Both “Saint” and “Forget” were recorded in Feldman’s home studio in December and January, a special setup he calls Heavy Breathing Audio.
“Heavy Breathing Audio is my mobile studio concept. I went to school for audio engineering just after high school and decided to start this venture to make high-quality recordings available to everyone. My whole recording setup can travel with me, and I’ve recorded songs for artists in rehearsal spaces, basements, and bedrooms that rival radio-ready quality in the finished product. Almost all the recording, mixing, and mastering for both of the Twin Lakes releases was done in my home,” he explained.
“I started playing guitar when I was around two years old. I’ve been lucky enough to have a super supportive family that have really done all in their power to help me develop the craft of being a musician, including my stepfather, who is a professional musician.
“I like taking inspiration from my own experiences in life, but sometimes I’ll also draw from books or movies as well.”
Steiner also loved music from a young age, and as he “got older, I slowly started learning guitar,” he said. “Eventually, I started writing lyrics and music and made very rough recordings using free software and just kept going with that.
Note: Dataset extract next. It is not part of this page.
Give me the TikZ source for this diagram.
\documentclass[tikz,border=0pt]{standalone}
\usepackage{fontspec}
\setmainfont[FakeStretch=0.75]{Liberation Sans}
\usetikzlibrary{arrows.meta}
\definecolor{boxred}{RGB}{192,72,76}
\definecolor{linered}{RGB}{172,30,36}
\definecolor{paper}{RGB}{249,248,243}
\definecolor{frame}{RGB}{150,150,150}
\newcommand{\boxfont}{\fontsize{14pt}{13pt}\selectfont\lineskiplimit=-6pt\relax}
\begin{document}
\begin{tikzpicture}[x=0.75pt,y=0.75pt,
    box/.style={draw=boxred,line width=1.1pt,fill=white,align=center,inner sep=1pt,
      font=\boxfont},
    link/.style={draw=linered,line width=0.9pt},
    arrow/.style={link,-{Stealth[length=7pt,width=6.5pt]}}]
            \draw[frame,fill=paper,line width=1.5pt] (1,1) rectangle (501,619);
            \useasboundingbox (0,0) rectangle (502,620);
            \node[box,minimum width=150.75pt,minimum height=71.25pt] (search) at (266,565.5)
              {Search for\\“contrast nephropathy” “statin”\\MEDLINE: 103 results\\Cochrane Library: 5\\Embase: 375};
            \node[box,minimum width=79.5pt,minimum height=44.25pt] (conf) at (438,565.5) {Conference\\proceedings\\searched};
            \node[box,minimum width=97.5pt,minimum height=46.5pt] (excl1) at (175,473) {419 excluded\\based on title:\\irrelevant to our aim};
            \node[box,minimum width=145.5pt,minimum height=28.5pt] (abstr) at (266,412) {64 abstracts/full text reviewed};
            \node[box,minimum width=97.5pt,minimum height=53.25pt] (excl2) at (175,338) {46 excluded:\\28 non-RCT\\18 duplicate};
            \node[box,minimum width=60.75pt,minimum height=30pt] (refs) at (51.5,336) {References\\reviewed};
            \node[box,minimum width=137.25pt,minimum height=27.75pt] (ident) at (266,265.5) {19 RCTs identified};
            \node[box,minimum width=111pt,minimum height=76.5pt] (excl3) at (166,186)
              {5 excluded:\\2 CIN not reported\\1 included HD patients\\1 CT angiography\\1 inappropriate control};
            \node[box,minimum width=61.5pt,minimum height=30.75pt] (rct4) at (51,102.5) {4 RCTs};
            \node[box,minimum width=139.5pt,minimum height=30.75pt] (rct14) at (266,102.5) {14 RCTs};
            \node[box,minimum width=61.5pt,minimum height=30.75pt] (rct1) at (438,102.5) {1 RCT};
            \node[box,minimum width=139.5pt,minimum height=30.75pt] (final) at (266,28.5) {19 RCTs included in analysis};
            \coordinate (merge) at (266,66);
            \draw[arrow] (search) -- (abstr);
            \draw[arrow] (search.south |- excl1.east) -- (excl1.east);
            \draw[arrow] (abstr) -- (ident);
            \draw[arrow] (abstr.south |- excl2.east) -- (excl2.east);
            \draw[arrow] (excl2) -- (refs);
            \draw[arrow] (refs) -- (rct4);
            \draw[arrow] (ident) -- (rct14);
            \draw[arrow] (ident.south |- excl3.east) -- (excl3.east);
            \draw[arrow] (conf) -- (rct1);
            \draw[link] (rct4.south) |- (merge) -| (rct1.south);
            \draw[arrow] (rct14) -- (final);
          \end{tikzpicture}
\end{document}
“I find that most of the music I write is sad, but it’s not by design. My writing process is very cathartic, and I tend to write when I’m feeling down; it’s easier to express my feelings that way.”
While they would like put a full band together for live shows, Twin Lakes works quite well as a DIY duo.
“We have some arrangements of the songs that work as a duo, but when we write and record, we don’t limit ourselves. We had some trumpet recorded for ‘Forget,’ but who knows if we’ll be in a position to perform with a trumpet player in the future? We’ll see,” Feldman said.
“Eventually, we will need a full band to play our full songs live. We are planning on playing live shows, but it’ll be stripped down and acoustic for now since it’s just the two of us,” Steiner said. “Of course that’s on hold because of the [coronavirus] pandemic.”
“As an audio engineer and freelance musician, it’s all but decimated my ways to make an income. I’m lucky enough to have family and friends that have helped me out in many ways, but it’s surely made things a lot harder for everyone in the music industry in a lot of ways,” Feldman noted.
“Unfortunately, music has been put on pause for now,” Steiner said. “I work in health care, so life is still super busy for me, and when I’m not at work, I’m trying to isolate as much as possible.”
That means their EP containing both these tracks is on hold as well as their plans to get more involved in the broader NEPA music scene.
“I just love the support that I see from artists in the area, especially all the collaboration. There used to be a lot of that in my area when I was younger, but it’s dissipated and I miss it,” Feldman recalled. “At this point, I just miss going to shows in general.
“Milford is strange in a way. It’s a very arts-driven town, but there isn’t really much of a ‘scene’ to speak of anymore. When I was 13 or 14, there were local bands and promoters in their 20s playing shows here, but once they stopped, all of it dropped off from there – nobody really passed the baton. I hope someone picks it back up at some point.”
“There isn’t much of a music scene where we live, but it would be nice to find like-minded musicians to connect with,” Steiner agreed.
“Again, Milford is a bit dull in terms of music. There are a few really talented people here, don’t get me wrong, but not many who play in a similar style as us.”
For now, Twin Lakes is just thankful that people can discover their music online, where hopefully it can help listeners get through these trying times.
“Personally, I just want to write and play music that resonates with people – music that gives you those goosebump feelings when it really connects with the listener,” Feldman emphasized.
“The main goal for me is just writing and making music that people can relate to,” Steiner left off.
“I’m realistic about the music industry, so I’m not preparing for us to blow up, but I’ll feel happy and successful if it can bring a sense of relatability and happiness to people.”